The final 30 minutes slows down and it is obvious these are the majority of the scenes that were added after extensive writing and shooting. World War Z‘s final act is a ballsy choice by the producers and the writers, but one not many will accept. It is minimalist, stripped back and nothing like the 90 minutes that proceed it. In saying that, it works significantly better than the original ending, it uses the appropriate level of skill in our hero instead of turning him into an inhuman killing machine. It is an intense 30 minutes and provides some gasp-worthy moments, however it often feels like a cheap-way out and it doesn’t fill the viewer with satisfaction. It isn’t a big ending and it feels like it just ends, instead of working towards the action the film essentially works in reverse, starting out big and progressively getting smaller and smaller.

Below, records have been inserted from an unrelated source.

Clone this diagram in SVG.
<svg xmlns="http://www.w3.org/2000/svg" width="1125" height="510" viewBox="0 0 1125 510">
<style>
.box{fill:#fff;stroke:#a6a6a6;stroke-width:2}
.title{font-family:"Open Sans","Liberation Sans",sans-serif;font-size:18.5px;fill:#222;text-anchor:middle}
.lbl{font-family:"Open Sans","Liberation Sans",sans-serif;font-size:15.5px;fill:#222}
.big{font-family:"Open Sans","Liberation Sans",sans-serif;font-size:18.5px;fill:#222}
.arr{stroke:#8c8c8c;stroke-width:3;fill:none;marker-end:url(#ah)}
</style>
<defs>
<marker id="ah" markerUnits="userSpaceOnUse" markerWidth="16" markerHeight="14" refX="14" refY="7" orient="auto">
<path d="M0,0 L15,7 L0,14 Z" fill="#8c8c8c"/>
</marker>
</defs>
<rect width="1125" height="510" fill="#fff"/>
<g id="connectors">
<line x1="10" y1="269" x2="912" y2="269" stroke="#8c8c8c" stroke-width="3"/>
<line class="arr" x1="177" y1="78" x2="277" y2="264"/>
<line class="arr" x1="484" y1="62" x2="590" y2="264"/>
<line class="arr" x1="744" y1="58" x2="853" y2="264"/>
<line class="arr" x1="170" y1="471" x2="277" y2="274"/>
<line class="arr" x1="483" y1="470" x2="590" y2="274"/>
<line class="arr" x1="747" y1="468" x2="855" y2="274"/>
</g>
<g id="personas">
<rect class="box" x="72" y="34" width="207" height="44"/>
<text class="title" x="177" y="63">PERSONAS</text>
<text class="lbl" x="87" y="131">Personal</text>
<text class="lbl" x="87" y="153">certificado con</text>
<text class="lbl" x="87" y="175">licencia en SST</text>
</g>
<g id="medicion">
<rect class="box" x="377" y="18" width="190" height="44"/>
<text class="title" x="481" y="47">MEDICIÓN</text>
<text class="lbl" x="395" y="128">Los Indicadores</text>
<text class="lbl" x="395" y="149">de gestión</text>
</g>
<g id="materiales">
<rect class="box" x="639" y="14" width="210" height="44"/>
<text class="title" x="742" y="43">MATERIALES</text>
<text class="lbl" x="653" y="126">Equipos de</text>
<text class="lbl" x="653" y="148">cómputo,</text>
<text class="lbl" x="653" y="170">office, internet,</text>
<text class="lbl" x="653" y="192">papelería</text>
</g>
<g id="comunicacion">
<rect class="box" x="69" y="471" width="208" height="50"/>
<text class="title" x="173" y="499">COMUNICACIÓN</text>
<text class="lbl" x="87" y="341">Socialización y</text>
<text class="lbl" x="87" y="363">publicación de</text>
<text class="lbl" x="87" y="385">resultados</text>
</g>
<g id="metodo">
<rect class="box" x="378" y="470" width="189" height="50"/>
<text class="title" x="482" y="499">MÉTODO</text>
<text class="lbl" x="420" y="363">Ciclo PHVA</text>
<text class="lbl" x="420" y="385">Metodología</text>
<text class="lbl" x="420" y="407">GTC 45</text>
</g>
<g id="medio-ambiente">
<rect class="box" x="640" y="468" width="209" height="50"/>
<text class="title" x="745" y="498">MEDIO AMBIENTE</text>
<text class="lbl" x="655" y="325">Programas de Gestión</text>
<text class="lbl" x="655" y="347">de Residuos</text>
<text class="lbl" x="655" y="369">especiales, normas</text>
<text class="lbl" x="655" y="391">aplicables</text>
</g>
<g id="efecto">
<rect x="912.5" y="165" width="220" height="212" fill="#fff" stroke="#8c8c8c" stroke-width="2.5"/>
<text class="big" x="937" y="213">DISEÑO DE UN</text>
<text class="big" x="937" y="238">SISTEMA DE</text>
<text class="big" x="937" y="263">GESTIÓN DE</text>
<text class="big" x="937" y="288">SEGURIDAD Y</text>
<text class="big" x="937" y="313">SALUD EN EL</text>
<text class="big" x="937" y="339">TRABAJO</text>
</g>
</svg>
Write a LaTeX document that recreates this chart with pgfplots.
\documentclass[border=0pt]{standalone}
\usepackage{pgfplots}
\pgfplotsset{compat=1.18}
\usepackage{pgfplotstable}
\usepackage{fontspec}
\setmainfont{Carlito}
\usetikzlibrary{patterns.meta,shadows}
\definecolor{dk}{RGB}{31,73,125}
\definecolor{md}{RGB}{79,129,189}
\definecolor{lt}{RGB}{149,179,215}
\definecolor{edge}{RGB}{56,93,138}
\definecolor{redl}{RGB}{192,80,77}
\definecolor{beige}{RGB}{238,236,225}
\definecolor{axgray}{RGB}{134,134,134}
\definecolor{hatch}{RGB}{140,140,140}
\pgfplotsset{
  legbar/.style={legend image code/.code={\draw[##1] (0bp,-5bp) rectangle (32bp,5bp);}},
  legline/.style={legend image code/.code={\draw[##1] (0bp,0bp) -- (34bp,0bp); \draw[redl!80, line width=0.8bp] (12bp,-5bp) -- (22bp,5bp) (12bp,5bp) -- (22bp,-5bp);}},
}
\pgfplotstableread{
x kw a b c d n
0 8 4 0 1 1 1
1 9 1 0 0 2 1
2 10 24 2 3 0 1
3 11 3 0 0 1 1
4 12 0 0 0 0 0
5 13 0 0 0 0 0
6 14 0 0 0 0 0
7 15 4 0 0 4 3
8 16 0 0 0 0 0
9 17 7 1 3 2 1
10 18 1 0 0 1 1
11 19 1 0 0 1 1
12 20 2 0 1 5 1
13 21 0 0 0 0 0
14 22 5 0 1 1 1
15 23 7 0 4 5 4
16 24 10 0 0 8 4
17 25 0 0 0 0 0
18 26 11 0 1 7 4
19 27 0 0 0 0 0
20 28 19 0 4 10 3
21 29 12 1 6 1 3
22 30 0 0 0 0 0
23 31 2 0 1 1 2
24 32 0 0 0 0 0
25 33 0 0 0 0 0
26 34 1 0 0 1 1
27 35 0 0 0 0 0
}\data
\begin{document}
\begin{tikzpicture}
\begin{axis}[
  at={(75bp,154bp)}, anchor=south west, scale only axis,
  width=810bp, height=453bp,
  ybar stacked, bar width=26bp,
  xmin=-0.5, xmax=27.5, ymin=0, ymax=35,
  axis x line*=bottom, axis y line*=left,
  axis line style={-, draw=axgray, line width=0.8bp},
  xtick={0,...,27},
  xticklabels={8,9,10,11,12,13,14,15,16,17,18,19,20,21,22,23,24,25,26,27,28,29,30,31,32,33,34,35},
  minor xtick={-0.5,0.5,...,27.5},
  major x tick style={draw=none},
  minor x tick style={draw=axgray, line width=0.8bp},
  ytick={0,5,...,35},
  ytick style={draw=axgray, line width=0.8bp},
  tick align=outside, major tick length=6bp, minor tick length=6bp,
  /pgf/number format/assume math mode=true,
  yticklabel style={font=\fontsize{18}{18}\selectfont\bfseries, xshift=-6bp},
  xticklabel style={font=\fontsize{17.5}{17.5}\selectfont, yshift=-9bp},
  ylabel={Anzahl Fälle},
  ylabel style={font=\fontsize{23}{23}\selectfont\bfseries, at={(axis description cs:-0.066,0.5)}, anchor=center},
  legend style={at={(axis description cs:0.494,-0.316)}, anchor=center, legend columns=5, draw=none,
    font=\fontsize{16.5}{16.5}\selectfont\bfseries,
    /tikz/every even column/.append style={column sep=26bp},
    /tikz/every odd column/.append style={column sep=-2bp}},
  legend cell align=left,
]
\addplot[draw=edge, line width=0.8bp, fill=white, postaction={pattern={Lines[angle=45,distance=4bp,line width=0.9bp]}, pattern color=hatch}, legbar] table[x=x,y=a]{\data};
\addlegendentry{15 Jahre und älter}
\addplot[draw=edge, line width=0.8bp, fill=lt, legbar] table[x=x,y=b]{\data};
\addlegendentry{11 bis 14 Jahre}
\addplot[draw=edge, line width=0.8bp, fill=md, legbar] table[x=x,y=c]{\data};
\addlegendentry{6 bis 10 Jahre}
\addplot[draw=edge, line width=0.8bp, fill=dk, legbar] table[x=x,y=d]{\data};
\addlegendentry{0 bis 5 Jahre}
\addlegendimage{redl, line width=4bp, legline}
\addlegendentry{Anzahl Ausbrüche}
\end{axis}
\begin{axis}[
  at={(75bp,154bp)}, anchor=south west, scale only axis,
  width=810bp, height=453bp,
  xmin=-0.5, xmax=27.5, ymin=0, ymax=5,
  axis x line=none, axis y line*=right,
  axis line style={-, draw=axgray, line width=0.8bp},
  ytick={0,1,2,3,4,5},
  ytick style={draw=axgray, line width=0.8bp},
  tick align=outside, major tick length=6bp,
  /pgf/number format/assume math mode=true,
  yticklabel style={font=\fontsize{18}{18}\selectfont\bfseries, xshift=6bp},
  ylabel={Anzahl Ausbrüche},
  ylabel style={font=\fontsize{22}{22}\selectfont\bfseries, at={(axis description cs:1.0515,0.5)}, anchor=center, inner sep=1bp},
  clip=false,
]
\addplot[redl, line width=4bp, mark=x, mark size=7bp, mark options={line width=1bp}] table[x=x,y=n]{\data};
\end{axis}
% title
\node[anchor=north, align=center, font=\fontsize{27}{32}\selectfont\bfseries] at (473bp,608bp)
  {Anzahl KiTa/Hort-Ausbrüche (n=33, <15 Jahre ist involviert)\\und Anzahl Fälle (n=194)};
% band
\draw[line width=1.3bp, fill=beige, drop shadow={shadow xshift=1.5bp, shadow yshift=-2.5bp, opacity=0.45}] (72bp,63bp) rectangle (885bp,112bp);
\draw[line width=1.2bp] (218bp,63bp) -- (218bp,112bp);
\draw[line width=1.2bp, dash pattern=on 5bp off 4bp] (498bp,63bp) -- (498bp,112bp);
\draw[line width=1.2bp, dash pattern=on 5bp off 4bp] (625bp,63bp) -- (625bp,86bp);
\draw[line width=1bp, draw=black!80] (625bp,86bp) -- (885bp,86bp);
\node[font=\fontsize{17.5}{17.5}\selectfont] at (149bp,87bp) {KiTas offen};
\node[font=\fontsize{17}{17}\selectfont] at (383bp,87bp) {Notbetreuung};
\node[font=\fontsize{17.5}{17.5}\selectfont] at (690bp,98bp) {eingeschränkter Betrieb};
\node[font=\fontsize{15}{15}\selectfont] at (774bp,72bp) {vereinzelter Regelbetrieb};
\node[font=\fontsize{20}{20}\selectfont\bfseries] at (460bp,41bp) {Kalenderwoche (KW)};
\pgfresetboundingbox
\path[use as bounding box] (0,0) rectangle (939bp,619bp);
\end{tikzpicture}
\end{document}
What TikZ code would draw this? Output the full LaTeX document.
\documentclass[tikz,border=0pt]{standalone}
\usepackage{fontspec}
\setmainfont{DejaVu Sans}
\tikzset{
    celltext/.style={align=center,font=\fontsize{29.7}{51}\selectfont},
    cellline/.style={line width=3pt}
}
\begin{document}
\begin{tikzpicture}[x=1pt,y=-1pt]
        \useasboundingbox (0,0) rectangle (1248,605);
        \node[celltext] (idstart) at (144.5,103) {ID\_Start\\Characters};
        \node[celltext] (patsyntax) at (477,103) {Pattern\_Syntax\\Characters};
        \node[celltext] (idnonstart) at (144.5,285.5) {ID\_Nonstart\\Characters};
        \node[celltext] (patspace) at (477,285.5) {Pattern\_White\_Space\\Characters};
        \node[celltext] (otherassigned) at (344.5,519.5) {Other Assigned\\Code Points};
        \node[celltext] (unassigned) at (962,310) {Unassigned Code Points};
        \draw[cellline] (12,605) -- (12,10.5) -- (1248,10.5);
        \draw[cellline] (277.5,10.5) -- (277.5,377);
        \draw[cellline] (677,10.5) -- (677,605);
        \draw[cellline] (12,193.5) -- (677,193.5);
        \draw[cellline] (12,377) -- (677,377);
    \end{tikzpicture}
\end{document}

Where World War Z falls the hardest though is in its stakes. It provides none, with there being no strong dramatic pull in the film. A lot of the family scenes were shot in the re-shoots to add more meat to the film, but sadly it just doesn’t work. Supporting characters are never developed and Brad Pitt’s Gerry Lane just isn’t the right emotional hook for an audience. Gerry seems to forget his family as quickly as we do and the audience is given no other reason to believe in his cause. It finds a bit of heart in the final 30 minutes, it is just feels like too little too late following 90 minutes of non-stop excitement. I can see a lot of audience members walking out and having had a good time, but never wanting to watch it again and forgetting it even exists. As a disaster film, it really needed that power.
In conclusion, World War Z is a blast to watch. The variety of action is welcome – from the big effects heavy scenes to the close-combat, Marc Foster comfortably nails all aspects that make up his set-pieces. The film is also refreshing, it is like nothing we’ve seen from a blockbuster by hitting horror, disaster and action notes simultaneously. It is intense and thrilling, with the final act likely to leave many gasping for air. Brad Pitt delivers physically, but is never believable emotional. His performance stumbles a lot like the script and the story, it lacks the power to bring it all together and deliver a truly memorable experience.